Exercise – Skip all pictures, then copy the lines from the start of the data through the line with "const hiddenPriceLabels = [0];", keeping both ends.

Information supplied –
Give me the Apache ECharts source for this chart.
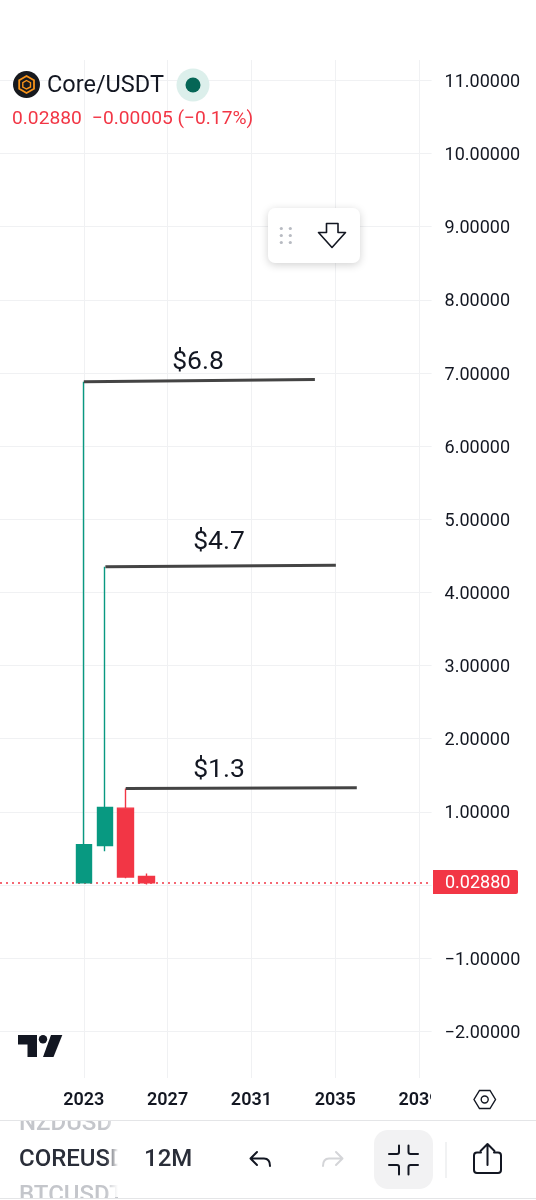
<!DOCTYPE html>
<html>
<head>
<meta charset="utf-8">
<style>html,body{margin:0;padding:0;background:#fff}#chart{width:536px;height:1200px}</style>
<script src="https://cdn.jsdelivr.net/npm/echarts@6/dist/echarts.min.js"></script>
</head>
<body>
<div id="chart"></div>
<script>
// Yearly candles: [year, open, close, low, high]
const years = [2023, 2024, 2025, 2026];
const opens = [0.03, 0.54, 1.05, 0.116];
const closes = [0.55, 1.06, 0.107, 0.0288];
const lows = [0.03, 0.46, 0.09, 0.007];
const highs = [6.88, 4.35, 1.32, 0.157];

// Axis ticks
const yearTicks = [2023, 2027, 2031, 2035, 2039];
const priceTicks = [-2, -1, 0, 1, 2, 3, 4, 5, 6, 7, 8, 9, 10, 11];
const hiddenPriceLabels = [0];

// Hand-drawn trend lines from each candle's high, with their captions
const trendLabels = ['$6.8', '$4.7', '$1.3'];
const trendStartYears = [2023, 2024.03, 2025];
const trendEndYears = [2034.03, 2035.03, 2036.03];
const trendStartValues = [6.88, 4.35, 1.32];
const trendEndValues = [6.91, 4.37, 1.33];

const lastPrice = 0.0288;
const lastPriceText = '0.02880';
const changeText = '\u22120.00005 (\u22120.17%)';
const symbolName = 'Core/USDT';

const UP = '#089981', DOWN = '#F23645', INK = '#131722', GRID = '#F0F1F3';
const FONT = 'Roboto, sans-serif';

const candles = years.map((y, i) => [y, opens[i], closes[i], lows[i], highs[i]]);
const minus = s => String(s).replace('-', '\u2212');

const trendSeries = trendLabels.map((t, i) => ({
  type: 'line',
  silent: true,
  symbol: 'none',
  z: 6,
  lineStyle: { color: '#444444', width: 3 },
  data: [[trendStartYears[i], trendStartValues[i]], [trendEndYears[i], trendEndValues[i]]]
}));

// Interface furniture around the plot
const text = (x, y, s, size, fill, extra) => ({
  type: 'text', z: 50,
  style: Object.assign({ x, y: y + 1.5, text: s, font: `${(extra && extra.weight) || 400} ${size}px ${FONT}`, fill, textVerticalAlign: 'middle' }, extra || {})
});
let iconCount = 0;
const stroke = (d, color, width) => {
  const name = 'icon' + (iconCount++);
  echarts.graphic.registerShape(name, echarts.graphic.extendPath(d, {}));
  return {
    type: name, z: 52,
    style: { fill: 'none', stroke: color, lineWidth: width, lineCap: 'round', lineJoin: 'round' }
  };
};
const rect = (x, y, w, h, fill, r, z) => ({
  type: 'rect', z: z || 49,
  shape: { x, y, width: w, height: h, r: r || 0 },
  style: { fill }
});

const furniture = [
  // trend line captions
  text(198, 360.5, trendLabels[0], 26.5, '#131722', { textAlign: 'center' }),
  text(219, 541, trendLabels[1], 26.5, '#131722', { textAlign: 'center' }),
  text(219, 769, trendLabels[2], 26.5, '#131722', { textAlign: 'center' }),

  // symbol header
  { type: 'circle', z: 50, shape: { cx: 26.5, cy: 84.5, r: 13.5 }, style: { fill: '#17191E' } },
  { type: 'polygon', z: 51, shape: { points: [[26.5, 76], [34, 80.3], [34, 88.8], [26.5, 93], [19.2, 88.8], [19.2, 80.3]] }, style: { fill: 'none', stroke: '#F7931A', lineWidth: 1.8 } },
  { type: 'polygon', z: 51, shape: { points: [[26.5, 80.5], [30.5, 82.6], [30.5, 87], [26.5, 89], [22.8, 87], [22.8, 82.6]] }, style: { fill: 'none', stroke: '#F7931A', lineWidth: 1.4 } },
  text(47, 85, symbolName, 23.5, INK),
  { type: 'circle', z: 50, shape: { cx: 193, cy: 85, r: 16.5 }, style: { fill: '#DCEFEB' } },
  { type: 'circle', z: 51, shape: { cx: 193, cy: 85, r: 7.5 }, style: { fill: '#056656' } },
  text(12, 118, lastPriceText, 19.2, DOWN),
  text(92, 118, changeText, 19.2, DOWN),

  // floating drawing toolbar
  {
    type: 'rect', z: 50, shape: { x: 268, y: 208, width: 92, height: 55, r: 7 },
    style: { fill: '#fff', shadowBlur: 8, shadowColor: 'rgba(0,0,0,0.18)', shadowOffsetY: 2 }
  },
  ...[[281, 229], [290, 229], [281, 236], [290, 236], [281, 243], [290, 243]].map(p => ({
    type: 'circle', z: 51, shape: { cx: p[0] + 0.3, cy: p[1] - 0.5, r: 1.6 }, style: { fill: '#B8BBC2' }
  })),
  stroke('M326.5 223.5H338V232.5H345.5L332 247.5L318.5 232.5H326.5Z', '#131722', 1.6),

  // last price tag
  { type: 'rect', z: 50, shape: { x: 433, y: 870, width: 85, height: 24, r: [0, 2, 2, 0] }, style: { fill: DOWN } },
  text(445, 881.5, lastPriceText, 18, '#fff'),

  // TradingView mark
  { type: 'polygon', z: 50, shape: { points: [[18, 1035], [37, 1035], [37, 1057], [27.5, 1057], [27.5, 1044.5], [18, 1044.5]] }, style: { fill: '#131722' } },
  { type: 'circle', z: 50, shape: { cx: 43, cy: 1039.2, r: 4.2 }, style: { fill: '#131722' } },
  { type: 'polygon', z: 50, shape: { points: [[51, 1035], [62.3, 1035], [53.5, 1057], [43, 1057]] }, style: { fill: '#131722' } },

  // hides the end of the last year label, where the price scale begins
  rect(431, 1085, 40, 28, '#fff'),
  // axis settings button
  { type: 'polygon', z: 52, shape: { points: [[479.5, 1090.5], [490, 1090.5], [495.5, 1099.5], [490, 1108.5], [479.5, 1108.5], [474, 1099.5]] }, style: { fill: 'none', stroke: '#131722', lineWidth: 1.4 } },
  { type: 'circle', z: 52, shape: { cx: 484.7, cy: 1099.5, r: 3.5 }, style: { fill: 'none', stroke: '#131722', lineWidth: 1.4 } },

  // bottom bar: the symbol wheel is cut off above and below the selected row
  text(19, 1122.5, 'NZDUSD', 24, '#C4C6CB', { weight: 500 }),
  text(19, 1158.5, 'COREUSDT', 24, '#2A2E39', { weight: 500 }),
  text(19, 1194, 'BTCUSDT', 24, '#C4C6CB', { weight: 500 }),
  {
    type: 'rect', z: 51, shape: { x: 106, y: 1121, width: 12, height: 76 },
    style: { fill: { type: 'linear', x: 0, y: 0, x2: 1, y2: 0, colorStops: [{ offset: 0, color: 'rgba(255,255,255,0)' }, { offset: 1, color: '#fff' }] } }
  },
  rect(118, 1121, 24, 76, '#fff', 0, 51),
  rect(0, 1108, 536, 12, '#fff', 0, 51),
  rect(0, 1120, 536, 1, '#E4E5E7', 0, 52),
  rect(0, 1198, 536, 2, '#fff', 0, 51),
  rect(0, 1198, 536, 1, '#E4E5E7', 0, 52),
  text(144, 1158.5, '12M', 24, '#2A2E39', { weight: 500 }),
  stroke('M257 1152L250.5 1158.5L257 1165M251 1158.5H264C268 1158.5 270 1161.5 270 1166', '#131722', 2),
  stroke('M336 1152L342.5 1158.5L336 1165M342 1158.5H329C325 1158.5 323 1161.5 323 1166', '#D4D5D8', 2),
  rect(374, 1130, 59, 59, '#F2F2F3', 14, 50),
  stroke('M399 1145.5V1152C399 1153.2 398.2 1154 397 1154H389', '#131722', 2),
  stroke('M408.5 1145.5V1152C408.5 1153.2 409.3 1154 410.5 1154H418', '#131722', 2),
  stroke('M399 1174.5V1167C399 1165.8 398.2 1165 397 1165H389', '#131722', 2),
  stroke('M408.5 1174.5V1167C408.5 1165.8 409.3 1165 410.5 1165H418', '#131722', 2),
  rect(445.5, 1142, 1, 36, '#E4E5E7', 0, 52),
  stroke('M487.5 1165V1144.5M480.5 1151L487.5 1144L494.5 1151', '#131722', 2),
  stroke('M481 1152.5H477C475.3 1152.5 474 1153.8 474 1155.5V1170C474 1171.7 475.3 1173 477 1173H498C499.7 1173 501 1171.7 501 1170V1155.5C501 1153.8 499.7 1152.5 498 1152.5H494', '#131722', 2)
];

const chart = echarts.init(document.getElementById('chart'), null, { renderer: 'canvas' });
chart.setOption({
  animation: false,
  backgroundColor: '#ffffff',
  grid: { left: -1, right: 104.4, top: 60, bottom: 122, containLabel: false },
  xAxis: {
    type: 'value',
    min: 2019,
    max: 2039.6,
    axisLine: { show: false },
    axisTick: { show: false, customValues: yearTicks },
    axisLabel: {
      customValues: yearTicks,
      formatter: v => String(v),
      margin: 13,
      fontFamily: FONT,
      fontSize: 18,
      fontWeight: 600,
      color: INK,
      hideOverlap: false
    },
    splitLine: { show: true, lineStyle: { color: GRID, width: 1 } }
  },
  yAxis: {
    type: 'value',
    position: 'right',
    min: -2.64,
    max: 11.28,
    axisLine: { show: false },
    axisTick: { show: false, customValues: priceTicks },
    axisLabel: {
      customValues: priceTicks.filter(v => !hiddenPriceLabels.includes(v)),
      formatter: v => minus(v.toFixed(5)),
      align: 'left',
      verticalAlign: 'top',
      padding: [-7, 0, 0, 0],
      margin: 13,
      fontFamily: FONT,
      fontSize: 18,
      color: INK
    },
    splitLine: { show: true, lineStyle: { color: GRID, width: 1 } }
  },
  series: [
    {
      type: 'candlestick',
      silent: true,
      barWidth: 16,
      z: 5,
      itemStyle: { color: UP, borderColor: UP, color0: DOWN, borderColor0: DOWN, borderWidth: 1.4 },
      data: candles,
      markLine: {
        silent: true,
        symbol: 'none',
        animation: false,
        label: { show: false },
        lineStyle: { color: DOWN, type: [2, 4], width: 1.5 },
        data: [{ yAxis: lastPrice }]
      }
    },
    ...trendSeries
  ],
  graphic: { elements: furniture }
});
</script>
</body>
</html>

Output of the task –
Give me the Apache ECharts source for this chart.
<!DOCTYPE html>
<html>
<head>
<meta charset="utf-8">
<style>html,body{margin:0;padding:0;background:#fff}#chart{width:536px;height:1200px}</style>
<script src="https://cdn.jsdelivr.net/npm/echarts@6/dist/echarts.min.js"></script>
</head>
<body>
<div id="chart"></div>
<script>
// Yearly candles: [year, open, close, low, high]
const years = [2023, 2024, 2025, 2026];
const opens = [0.03, 0.54, 1.05, 0.116];
const closes = [0.55, 1.06, 0.107, 0.0288];
const lows = [0.03, 0.46, 0.09, 0.007];
const highs = [6.88, 4.35, 1.32, 0.157];

// Axis ticks
const yearTicks = [2023, 2027, 2031, 2035, 2039];
const priceTicks = [-2, -1, 0, 1, 2, 3, 4, 5, 6, 7, 8, 9, 10, 11];
const hiddenPriceLabels = [0];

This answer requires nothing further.